The verical line is the population mean.  The dots are the sample means ($\bar{x}$), and the horizontal lines show the span of the confidence interval.  Run the cell several times.  Any sample which results in a CI that does not include the mean will be highlighted in red.  How often does that occur?  Now try changing the number of measurements per sample.  You can also try changing the level of significance ($\alpha$).

In [None]:
# z-score for 95% confidence interval
alpha = 0.05
z_star = st.norm.ppf((1-alpha/2))

# population mean
mu = 3

# population standard deviation
sigma = 1

# number of samples
n_samples = 20

# number of measurements per samples
n_meas = 10

# initialize counter for tracking samples which have a CI that
# does not include the mean
mean_not_included = 0

# intialize figure to set size
plt.figure(figsize=(15,8))

# loop for confidence intervals
for i in range(n_samples):
    
    # get sample
    sample = sigma*np.random.randn(n_meas) + mu
    
    # calculate sample mean
    x_bar = np.mean(sample)
    
    # calculate upper and lower bounds of confidence interval
    CI_upper = x_bar + z_star*sigma/np.sqrt(n_meas)
    CI_lower = x_bar - z_star*sigma/np.sqrt(n_meas)
    
    # color code the lines
    if (CI_upper > mu) and (CI_lower < mu):
    
        plt.plot(x_bar,i,'o',c="blue")
        plt.plot([CI_lower,CI_upper],[i,i],'-',c="blue")
        
    else:
        plt.plot(x_bar,i,'o',c="red")
        plt.plot([CI_lower,CI_upper],[i,i],'--',c="red")
        mean_not_included = mean_not_included + 1
    
# plot the mean
plt.plot([mu,mu],[0,i],c="black")

# format the plot
plt.xlim(1,5)
plt.yticks([],[])
plt.xticks([2,3,4],[r"$\mu-\sigma$",r"$\mu$",r"$\mu+\sigma$"],fontsize=24)

# report outside count
print("Out of {} samples, {} of the 95% confidence intervals did not include the true mean.".format(n_samples,mean_not_included))

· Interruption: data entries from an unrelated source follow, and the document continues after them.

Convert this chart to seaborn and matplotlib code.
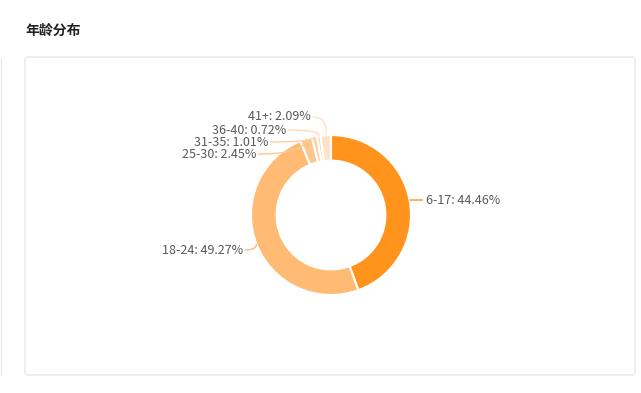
import numpy as np
import matplotlib.pyplot as plt
import seaborn as sns
from matplotlib.patches import FancyBboxPatch
from matplotlib.path import Path
from matplotlib.patches import PathPatch

# data
ages = ['6-17', '18-24', '25-30', '31-35', '36-40', '41+']
shares = [44.46, 49.27, 2.45, 1.01, 0.72, 2.09]
colors = ['#FF931C', '#FFBB73', '#FFC68E', '#FFD0A2', '#FFDAB6', '#FFE3C9']

# label anchors (pixel coords, end of leader line next to the text) and side
label_pos = [(423, 200), (245, 250), (258, 154), (270, 142), (288, 130), (313, 117)]
label_side = ['r', 'l', 'l', 'l', 'l', 'l']

W, H = 641, 393
sns.set_style('white')
plt.rcParams['font.family'] = ['Noto Sans CJK SC', 'DejaVu Sans']

fig = plt.figure(figsize=(W / 100, H / 100), dpi=100)
ax = fig.add_axes([0, 0, 1, 1])

def py(y):
    return H - y

# panel frame
ax.add_patch(FancyBboxPatch((25, py(375)), 610, 318, boxstyle='round,pad=0,rounding_size=3',
                            fc='white', ec='#e8e8e8', lw=1))
ax.plot([0.5, 0.5], [py(58), py(375)], color='#e8e8e8', lw=1)
ax.text(25, py(31), '年龄分布', fontsize=10, fontweight='bold', color='#222222', va='center')

cx, cy, r = 331, py(215), 80
wedges, _ = ax.pie(shares, colors=colors, startangle=90, counterclock=False,
                   center=(cx, cy), radius=r, frame=True,
                   wedgeprops=dict(width=r * 0.32, edgecolor='white', linewidth=1.5))
ax.set_xlim(0, W)
ax.set_ylim(0, H)
ax.set_aspect('equal')
ax.axis('off')

for w, lab, val, col, (lx, ly), side in zip(wedges, ages, shares, colors, label_pos, label_side):
    th = np.deg2rad((w.theta1 + w.theta2) / 2)
    ex, ey = cx + r * np.cos(th), cy + r * np.sin(th)
    lyp = py(ly)
    if side == 'r':
        ex, ey = cx + np.sqrt(r ** 2 - (lyp - cy) ** 2), lyp
        ctrl = (ex + 4, lyp)
    elif ey > lyp:
        ctrl = (ex, lyp)
    else:
        ctrl = (ex + 2, lyp)
    path = Path([(ex, ey), ctrl, (lx, lyp)], [Path.MOVETO, Path.CURVE3, Path.CURVE3])
    ax.add_patch(PathPatch(path, fc='none', ec=col, lw=1))
    txt = f'{lab}: {val:.2f}%'
    if side == 'r':
        ax.text(lx + 3, lyp, txt, fontsize=9, color='#595959', ha='left', va='center')
    else:
        ax.text(lx - 2, lyp, txt, fontsize=9, color='#595959', ha='right', va='center')

fig.savefig('out.png', dpi=100)
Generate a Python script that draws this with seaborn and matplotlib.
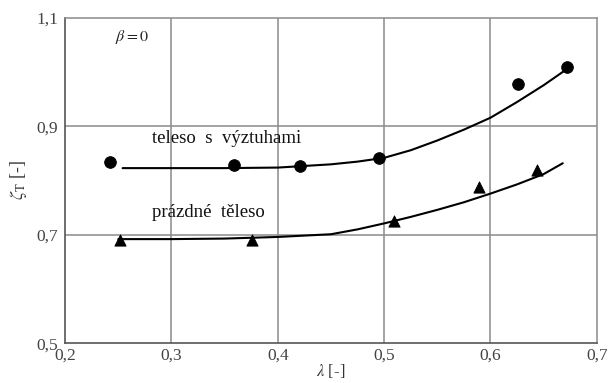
import matplotlib
matplotlib.use("Agg")
import matplotlib.pyplot as plt
import seaborn as sns

# Measured points: body with stiffeners (circles) and empty body (triangles)
lam_stiff = [0.242, 0.359, 0.421, 0.495, 0.626, 0.672]
zeta_stiff = [0.834, 0.828, 0.826, 0.841, 0.979, 1.009]
lam_empty = [0.252, 0.376, 0.509, 0.589, 0.644]
zeta_empty = [0.691, 0.691, 0.726, 0.789, 0.819]

# Trend curves through the measurements
curve_lam_stiff = [0.254, 0.30, 0.35, 0.40, 0.45, 0.475, 0.50, 0.525, 0.55, 0.575,
                   0.60, 0.625, 0.65, 0.672]
curve_zeta_stiff = [0.823, 0.823, 0.823, 0.824, 0.830, 0.835, 0.842, 0.856, 0.874, 0.894,
                    0.916, 0.945, 0.976, 1.006]
curve_lam_empty = [0.25, 0.30, 0.35, 0.40, 0.45, 0.475, 0.50, 0.525, 0.55, 0.575,
                   0.60, 0.625, 0.65, 0.668]
curve_zeta_empty = [0.692, 0.692, 0.693, 0.696, 0.701, 0.710, 0.721, 0.733, 0.746, 0.760,
                    0.776, 0.793, 0.812, 0.832]

x_ticks = [0.2, 0.3, 0.4, 0.5, 0.6, 0.7]
y_ticks = [0.5, 0.7, 0.9, 1.1]

sns.set_theme(style="white")
plt.rcParams["font.family"] = ["Liberation Serif", "DejaVu Serif"]
plt.rcParams["mathtext.fontset"] = "stix"

fig = plt.figure(figsize=(6.09, 3.83), dpi=100)
ax = fig.add_axes([0.107, 0.104, 0.873, 0.849])

grid_col = "#8a8a8a"
for v in x_ticks[1:-1]:
    ax.axvline(v, color=grid_col, lw=1.1, zorder=0)
for v in y_ticks[1:-1]:
    ax.axhline(v, color=grid_col, lw=1.1, zorder=0)

sns.lineplot(x=curve_lam_stiff, y=curve_zeta_stiff, ax=ax, color="black",
             lw=1.5, sort=False, estimator=None)
sns.lineplot(x=curve_lam_empty, y=curve_zeta_empty, ax=ax, color="black",
             lw=1.5, sort=False, estimator=None)
sns.scatterplot(x=lam_stiff, y=zeta_stiff, ax=ax, marker="o", s=70,
                color="black", edgecolor="black", zorder=5)
sns.scatterplot(x=lam_empty, y=zeta_empty, ax=ax, marker="^", s=65,
                color="black", edgecolor="black", zorder=5)

ax.set_xlim(0.2, 0.7)
ax.set_ylim(0.5, 1.1)
ax.set_xticks(x_ticks)
ax.set_yticks(y_ticks)
ax.set_xticklabels([f"{v:.1f}".replace(".", ",") for v in x_ticks])
ax.set_yticklabels([f"{v:.1f}".replace(".", ",") for v in y_ticks])
ax.tick_params(axis="both", labelsize=12.5, labelcolor="#444444", length=0)
ax.tick_params(axis="x", pad=3)
ax.tick_params(axis="y", pad=5)

for side in ["top", "right"]:
    ax.spines[side].set_color(grid_col)
    ax.spines[side].set_linewidth(1.1)
for side in ["left", "bottom"]:
    ax.spines[side].set_color("#555555")
    ax.spines[side].set_linewidth(1.2)

ax.set_xlabel(r"$\lambda$ [-]", fontsize=12, color="#333333", labelpad=-1)
ax.set_ylabel(r"$\zeta_{\mathrm{T}}$ [-]", fontsize=13, color="#333333", labelpad=5)

ax.text(0.247, 1.065, r"$\beta = 0$", fontsize=11.5, color="#222222", va="center")
ax.text(0.282, 0.878, "teleso  s  výztuhami", fontsize=13.5, color="#111111", va="center")
ax.text(0.282, 0.741, "prázdné  těleso", fontsize=13.5, color="#111111", va="center")

fig.savefig("out.png", dpi=100)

But we're often not going to know the population standard deviation, so we will have to rely on the sample standard deviation as an estimate.  This will introduce some error, because the sample standard deviation is always calculated relative to the sample mean.  To account for this we use the t-distribution which has heavier tails to account for this extra uncertainty.


$$ \Large \mu = \bar{x} \pm t_{\alpha/2,\nu}^*\frac{s}{\sqrt{n}}$$

$$\Large \nu = n-1 $$

Let's run the same visualization again, but this time we will use the t-distribution and the sample standard deviation.

In [None]:
# population mean
mu = 3

# population standard deviation
sigma = 1

# number of samples and measurements per sample
n_samples = 20
n_meas = 5

# t-value for 95% confidence interval
alpha=0.05
t_star = st.t.ppf(q=(1-alpha/2),df=(n_meas-1))

# initialize counter for tracking samples which have a CI that
# does not include the mean
mean_not_included = 0

# intialize figure to set size
plt.figure(figsize=(15,8))

# loop for confidence intervals
for i in range(n_samples):
    
    # get the sample
    sample = sigma*np.random.randn(n_meas) + mu
    
    # calculate sample mean
    x_bar = np.mean(sample)
    
    # calculate sample standard deviation
    s = np.std(sample)
    
    # calculate confidence interval
    CI_upper = x_bar + t_star*s/np.sqrt(n_meas)
    CI_lower = x_bar - t_star*s/np.sqrt(n_meas)
    
    # check for mean
    if (CI_upper > mu) and (CI_lower < mu):
    
        plt.plot(x_bar,i,'o',c="blue")
        plt.plot([CI_lower,CI_upper],[i,i],c="blue")
        
    else:
        plt.plot(x_bar,i,'o',c="red")
        plt.plot([CI_lower,CI_upper],[i,i],c="red")
        mean_not_included = mean_not_included + 1
    
# plot the mean
plt.plot([mu,mu],[0,i],c="black")

# format the plot
plt.xlim(1,5)
plt.yticks([],[])
plt.xticks([2,3,4],[r"$\mu-\sigma$",r"$\mu$",r"$\mu+\sigma$"],fontsize=24)

# report outside count
print("Out of {} samples, {} of the 95% confidence intervals did not include the true mean.".format(n_samples,mean_not_included))

Notice how some means are far away, but because of the wide CI the mean is still included.  In other cases (depending on the particular batch of samples), we might actually have a smaple mean close to the population mean that is pretty close, but due to low standard deviation in that sample the population mean is not included in the interval.

Run the cell several times to look for a batch of samples where a red line has a sample mean closer to the population mean than a blue line.  

In the cell below, practice calculating a confidence interval for a sample of 5 measurements.  If your're feeling particularly rowdy you can pull the samples from the penguin data set that we used last week.  We know how to get a random sample!  Otherwise just do the calculation using `np.random.randn()`.  It is important that you be able to do this for a single sample, outside the loop.  This is one of the most common analytical processes that you will encounter in engineering.